Mohamed Lamari : requiem pour un « éradicateur »
Décédé le 13 février, l’ancien chef d’état-major de l’armée algérienne, Mohamed Lamari, s’était illustré par son opposition farouche à la réhabilitation des djihadistes.
Emporté le 13 février par une crise cardiaque à l’âge de 73 ans, le général de corps d’armée Mohamed Lamari, ancien chef d’état-major de l’armée algérienne, a été inhumé le lendemain au cimetière populaire de Ben Aknoun, sur les hauteurs d’Alger. La disparition de celui qui avait battu le record de longévité à la tête de l’institution militaire (juillet 1993-août 2004) ne devrait pas bouleverser les grands équilibres au sein du pouvoir, le défunt s’étant retiré de la vie publique depuis sa démission pour incompatibilité d’humeur avec le chef de l’État (il était farouchement opposé à la politique de réconciliation nationale prônée par Abdelaziz Bouteflika).
En revanche, les circonstances de son décès et le déroulement de ses funérailles ont battu en brèche bien des clichés. En premier lieu, celui sur sa présumée fortune. Longtemps présenté comme le plus puissant des généraux algériens qui « vampirisent l’économie nationale », Lamari, natif de Bab Djedid, au coeur de la Casbah d’Alger, a vécu ses derniers jours dans la modeste maison familiale, à Bordj Ben Azzouz, petite bourgade de la région de Biskra, d’où sont originaires ses parents. Ce village n’est pas vraiment la destination de rêve d’un retraité milliardaire censé posséder des intérêts dans les plus grandes entreprises privées du pays (Tonic Emballage, notamment), comme le prétendaient certains titres de la presse locale.
Cliché battu en brèche
Autre cliché battu en brèche : sa présumée impopularité. Proche des petites gens, disponible et humble, il était apprécié et respecté des habitants de Bordj Ben Azzouz. Il s’était d’ailleurs distingué au cours d’une conférence de presse, en 2002 (unique dans les annales de l’armée algérienne), en sortant de sa poche sa fiche de paie (98 000 dinars, soit à l’époque 1 300 euros) devant des journalistes médusés pour dénoncer une campagne de presse autour de la « fortune des généraux ».

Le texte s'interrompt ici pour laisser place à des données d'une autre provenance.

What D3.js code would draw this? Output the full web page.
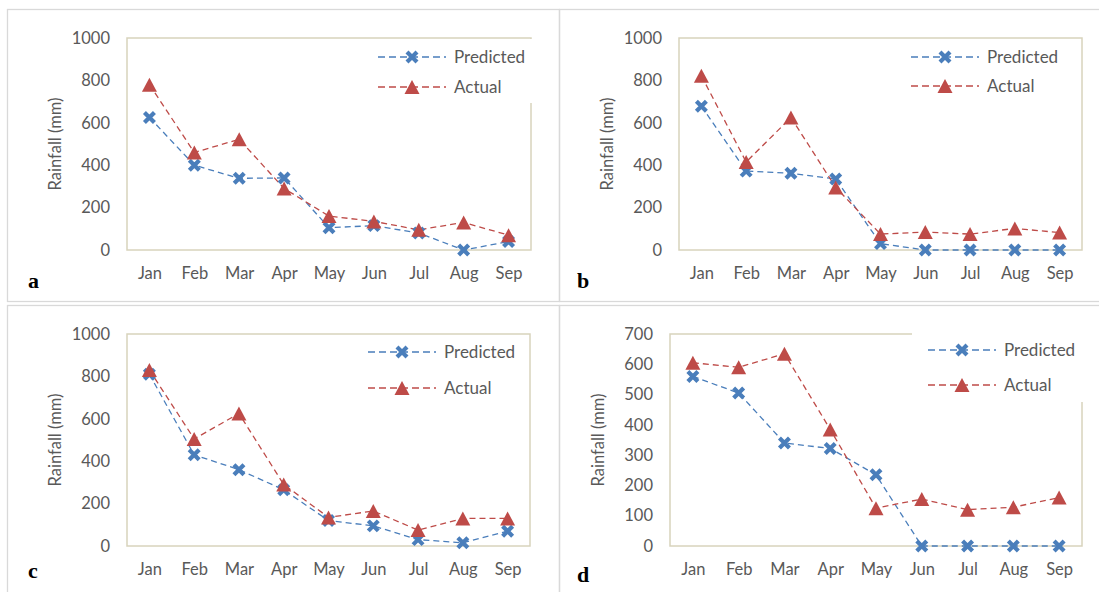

Lamari fut un acteur déterminant de la grave crise politico-militaire qui a secoué l’Algérie au cours des années 1990. Janviériste (nom des chefs militaires qui avaient décidé d’interrompre le processus électoral en janvier 1992), il a toujours assumé son statut de chef de file des « éradicateurs », partisans de la solution militaire face à l’insurrection islamiste armée. « Sa conviction profonde était que les bigots et les tartufes en tout genre constituaient une sérieuse menace pour son peuple et son pays », témoigne Mustapha Laradji, l’un de ses amis d’enfance. Sans états d’âme, il prend la tête, en 1992, d’une task force de 15 000 hommes pour lutter contre les Groupes islamiques armés (GIA).
Lamari, ou le "non" à Bouteflika
Ses méthodes sont peu appréciées en Occident, où naît alors la fameuse formule du « Qui tue qui ? », imputant à l’armée les massacres commis par les islamistes et transformant Lamari en bourreau. Cette réputation ne l’empêchera pas, une fois à la retraite, de faire quotidiennement ses courses sans escorte ni aide de camp, négociant avec les vendeurs et plaisantant avec le chaland. Vu les milliers d’anonymes qui l’ont accompagné à sa dernière demeure, il était plus apprécié qu’on ne le laissait entendre.
Mohamed Lamari se sera distingué en disant deux fois « non » à Abdelaziz Bouteflika. La première fois pour rejeter un projet de professionnalisation de l’armée évoqué par le chef de l’État, la seconde pour lui signifier son hostilité à la réconciliation nationale. Il avait obtenu le maintien du statut populaire de l’armée et préféré partir quand le président a insisté pour qu’une paix des braves soit conclue avec les maquisards islamistes.